(Stored items from a collection)
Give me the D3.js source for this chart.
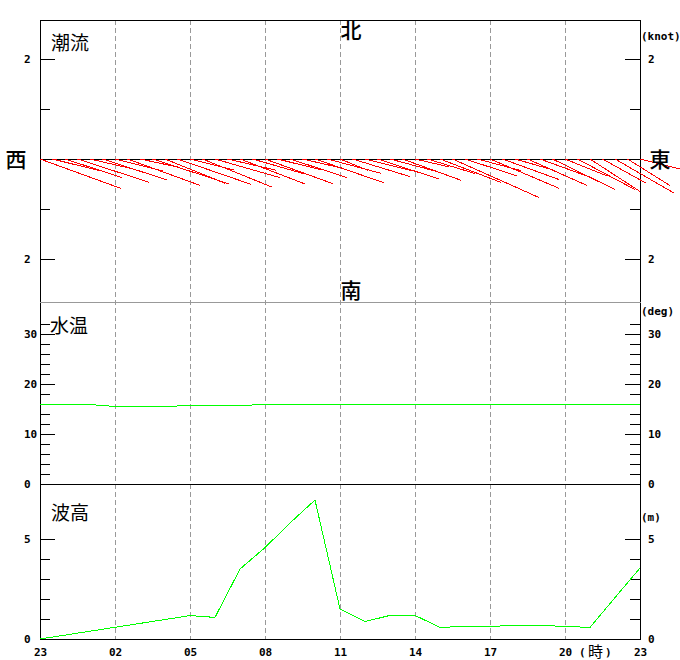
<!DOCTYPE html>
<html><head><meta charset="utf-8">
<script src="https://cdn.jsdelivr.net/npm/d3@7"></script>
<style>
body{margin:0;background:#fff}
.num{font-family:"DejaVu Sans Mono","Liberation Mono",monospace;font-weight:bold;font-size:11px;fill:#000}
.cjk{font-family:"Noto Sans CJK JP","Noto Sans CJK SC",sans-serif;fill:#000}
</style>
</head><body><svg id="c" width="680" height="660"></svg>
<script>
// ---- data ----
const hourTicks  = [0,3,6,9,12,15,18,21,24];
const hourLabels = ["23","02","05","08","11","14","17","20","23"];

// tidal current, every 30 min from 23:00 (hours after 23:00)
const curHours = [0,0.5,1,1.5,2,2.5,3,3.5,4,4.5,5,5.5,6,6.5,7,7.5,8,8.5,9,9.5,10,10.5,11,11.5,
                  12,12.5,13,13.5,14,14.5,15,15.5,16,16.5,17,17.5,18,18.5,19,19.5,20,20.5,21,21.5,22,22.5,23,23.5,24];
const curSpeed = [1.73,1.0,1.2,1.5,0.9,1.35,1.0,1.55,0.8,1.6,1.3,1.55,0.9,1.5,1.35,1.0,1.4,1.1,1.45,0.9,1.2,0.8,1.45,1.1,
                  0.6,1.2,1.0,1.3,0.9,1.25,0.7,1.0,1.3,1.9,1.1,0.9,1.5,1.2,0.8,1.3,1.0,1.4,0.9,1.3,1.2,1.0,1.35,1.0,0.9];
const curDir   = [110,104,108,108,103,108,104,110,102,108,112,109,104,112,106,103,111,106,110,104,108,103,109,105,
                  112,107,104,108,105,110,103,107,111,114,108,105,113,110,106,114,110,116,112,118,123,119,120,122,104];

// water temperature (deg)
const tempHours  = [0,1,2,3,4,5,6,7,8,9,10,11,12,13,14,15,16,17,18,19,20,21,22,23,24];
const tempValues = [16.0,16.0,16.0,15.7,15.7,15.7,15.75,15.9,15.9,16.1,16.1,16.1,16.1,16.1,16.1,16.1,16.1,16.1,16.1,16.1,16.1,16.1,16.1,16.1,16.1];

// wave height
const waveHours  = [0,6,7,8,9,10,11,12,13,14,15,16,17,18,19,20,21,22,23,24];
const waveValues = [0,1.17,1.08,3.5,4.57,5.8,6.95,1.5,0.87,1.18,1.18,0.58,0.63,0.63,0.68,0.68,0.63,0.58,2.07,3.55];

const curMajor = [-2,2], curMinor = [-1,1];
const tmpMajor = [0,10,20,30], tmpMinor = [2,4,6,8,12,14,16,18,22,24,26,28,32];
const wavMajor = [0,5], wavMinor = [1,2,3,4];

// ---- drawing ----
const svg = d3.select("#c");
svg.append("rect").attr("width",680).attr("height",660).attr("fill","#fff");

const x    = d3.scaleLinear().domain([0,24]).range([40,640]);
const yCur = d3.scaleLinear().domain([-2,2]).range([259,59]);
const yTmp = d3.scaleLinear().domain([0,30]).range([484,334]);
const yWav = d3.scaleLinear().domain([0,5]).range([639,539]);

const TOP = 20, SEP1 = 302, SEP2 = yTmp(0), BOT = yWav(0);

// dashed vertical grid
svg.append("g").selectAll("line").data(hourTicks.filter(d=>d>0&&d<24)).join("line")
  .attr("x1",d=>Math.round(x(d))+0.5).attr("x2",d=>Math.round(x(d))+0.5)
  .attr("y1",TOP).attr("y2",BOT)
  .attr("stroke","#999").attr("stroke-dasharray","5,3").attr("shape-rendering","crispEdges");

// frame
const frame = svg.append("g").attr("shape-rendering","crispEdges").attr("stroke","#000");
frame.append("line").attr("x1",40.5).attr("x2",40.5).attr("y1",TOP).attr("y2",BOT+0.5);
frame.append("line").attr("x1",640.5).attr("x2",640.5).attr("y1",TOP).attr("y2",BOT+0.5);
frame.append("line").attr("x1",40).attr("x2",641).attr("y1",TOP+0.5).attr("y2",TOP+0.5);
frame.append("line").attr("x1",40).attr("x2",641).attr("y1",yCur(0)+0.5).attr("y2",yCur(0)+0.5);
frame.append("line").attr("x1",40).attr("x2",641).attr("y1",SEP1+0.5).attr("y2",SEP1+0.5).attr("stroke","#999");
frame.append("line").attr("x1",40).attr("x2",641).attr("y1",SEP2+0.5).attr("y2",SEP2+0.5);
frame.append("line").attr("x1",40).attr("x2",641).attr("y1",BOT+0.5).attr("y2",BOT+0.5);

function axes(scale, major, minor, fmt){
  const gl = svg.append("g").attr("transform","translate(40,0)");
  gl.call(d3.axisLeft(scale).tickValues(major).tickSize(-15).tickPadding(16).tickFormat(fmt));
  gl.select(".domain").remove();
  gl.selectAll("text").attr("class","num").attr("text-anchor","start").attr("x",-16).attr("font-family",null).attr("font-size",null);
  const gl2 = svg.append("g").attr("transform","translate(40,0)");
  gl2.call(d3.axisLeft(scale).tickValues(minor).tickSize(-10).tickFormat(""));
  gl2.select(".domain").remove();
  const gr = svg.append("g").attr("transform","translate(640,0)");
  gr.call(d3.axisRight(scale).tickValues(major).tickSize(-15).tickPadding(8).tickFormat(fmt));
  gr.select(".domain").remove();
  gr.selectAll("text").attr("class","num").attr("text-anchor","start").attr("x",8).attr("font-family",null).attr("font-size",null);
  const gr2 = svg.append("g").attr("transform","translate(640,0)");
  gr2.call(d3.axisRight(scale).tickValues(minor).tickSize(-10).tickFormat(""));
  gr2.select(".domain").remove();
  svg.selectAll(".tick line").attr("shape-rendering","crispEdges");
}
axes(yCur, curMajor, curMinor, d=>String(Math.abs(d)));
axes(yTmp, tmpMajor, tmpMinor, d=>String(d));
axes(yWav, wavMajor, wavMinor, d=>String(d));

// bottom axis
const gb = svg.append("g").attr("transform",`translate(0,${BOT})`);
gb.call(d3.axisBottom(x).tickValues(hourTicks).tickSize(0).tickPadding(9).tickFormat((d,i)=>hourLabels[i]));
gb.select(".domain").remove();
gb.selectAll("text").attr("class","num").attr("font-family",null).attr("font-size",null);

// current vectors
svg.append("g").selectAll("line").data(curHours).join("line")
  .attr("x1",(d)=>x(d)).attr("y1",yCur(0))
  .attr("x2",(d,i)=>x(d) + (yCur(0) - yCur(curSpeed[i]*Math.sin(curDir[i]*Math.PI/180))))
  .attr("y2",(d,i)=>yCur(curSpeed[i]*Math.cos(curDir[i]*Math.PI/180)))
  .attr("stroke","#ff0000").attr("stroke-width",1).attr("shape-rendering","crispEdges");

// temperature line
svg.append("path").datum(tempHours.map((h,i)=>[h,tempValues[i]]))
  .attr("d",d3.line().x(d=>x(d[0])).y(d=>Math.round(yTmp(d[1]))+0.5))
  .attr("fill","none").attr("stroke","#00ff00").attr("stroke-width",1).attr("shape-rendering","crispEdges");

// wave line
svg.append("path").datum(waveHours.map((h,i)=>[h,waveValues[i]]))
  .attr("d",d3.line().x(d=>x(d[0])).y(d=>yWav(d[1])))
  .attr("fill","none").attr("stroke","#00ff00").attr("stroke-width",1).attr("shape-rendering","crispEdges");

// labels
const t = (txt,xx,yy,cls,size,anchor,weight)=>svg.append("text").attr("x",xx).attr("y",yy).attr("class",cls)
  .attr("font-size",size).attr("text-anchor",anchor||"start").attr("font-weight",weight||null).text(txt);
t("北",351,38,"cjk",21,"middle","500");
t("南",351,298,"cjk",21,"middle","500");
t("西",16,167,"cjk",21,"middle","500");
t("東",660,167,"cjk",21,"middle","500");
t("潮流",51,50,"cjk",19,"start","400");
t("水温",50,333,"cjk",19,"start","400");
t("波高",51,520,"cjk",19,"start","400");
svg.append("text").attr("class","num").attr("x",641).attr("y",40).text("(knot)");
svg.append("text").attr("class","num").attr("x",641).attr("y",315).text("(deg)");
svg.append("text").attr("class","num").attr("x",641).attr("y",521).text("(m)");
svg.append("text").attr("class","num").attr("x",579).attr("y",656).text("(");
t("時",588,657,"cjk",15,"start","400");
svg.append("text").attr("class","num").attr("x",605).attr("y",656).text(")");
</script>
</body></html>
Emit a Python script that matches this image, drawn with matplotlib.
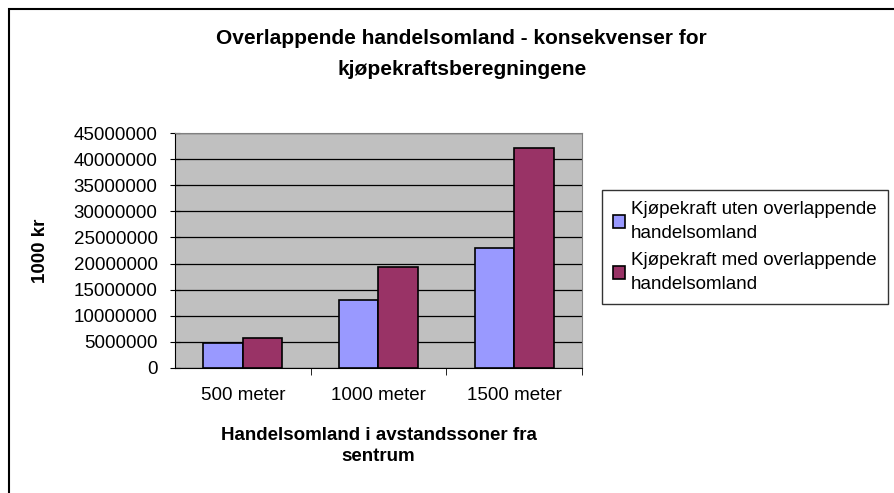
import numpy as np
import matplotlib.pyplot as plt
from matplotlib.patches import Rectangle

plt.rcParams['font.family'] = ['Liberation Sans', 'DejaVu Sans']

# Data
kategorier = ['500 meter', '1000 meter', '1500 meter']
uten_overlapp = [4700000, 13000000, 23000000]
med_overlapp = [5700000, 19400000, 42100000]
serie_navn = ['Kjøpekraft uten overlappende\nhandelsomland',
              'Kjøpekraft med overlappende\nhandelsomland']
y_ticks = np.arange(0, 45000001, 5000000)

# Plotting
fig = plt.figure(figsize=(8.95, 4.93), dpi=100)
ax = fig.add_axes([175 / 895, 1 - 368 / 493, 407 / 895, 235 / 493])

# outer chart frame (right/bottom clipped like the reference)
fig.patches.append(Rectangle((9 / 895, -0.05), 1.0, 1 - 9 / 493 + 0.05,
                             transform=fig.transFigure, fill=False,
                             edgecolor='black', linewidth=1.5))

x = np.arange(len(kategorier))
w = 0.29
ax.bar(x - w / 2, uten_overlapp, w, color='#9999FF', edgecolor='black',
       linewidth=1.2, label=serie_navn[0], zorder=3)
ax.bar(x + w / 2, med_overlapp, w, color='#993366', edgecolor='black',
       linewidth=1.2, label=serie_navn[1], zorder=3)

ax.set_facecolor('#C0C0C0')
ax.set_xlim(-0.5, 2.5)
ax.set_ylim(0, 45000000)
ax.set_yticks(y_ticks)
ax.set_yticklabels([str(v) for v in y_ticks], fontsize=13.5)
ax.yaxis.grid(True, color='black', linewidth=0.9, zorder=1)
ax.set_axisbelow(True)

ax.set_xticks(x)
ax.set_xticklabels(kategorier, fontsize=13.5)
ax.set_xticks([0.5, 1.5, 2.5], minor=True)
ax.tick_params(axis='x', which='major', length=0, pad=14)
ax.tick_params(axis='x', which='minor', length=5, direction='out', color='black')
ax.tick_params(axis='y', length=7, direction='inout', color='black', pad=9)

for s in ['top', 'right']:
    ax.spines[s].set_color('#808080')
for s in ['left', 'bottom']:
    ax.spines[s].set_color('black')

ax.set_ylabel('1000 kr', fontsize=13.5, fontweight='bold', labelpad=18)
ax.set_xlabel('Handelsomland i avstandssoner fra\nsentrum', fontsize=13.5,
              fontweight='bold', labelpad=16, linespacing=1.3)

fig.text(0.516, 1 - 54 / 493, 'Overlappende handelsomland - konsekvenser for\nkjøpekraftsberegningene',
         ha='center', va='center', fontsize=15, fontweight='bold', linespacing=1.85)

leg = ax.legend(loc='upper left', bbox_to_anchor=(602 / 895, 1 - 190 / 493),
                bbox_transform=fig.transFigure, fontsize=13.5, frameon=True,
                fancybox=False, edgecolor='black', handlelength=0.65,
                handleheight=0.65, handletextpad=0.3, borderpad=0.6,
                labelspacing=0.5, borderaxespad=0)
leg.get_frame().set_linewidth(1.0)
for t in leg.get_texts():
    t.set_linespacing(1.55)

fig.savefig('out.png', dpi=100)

WHAT THE EXERCISE ASKS ▸ Copy exactly the stretch of lines from the one containing "Emit a Python" through the one containing "direction='inout', color='black', pad=9)", both included. Leave out any pictures.

ANSWER TO THIS PROBLEM ▸
Emit a Python script that matches this image, drawn with matplotlib.
import numpy as np
import matplotlib.pyplot as plt
from matplotlib.patches import Rectangle

plt.rcParams['font.family'] = ['Liberation Sans', 'DejaVu Sans']

# Data
kategorier = ['500 meter', '1000 meter', '1500 meter']
uten_overlapp = [4700000, 13000000, 23000000]
med_overlapp = [5700000, 19400000, 42100000]
serie_navn = ['Kjøpekraft uten overlappende\nhandelsomland',
              'Kjøpekraft med overlappende\nhandelsomland']
y_ticks = np.arange(0, 45000001, 5000000)

# Plotting
fig = plt.figure(figsize=(8.95, 4.93), dpi=100)
ax = fig.add_axes([175 / 895, 1 - 368 / 493, 407 / 895, 235 / 493])

# outer chart frame (right/bottom clipped like the reference)
fig.patches.append(Rectangle((9 / 895, -0.05), 1.0, 1 - 9 / 493 + 0.05,
                             transform=fig.transFigure, fill=False,
                             edgecolor='black', linewidth=1.5))

x = np.arange(len(kategorier))
w = 0.29
ax.bar(x - w / 2, uten_overlapp, w, color='#9999FF', edgecolor='black',
       linewidth=1.2, label=serie_navn[0], zorder=3)
ax.bar(x + w / 2, med_overlapp, w, color='#993366', edgecolor='black',
       linewidth=1.2, label=serie_navn[1], zorder=3)

ax.set_facecolor('#C0C0C0')
ax.set_xlim(-0.5, 2.5)
ax.set_ylim(0, 45000000)
ax.set_yticks(y_ticks)
ax.set_yticklabels([str(v) for v in y_ticks], fontsize=13.5)
ax.yaxis.grid(True, color='black', linewidth=0.9, zorder=1)
ax.set_axisbelow(True)

ax.set_xticks(x)
ax.set_xticklabels(kategorier, fontsize=13.5)
ax.set_xticks([0.5, 1.5, 2.5], minor=True)
ax.tick_params(axis='x', which='major', length=0, pad=14)
ax.tick_params(axis='x', which='minor', length=5, direction='out', color='black')
ax.tick_params(axis='y', length=7, direction='inout', color='black', pad=9)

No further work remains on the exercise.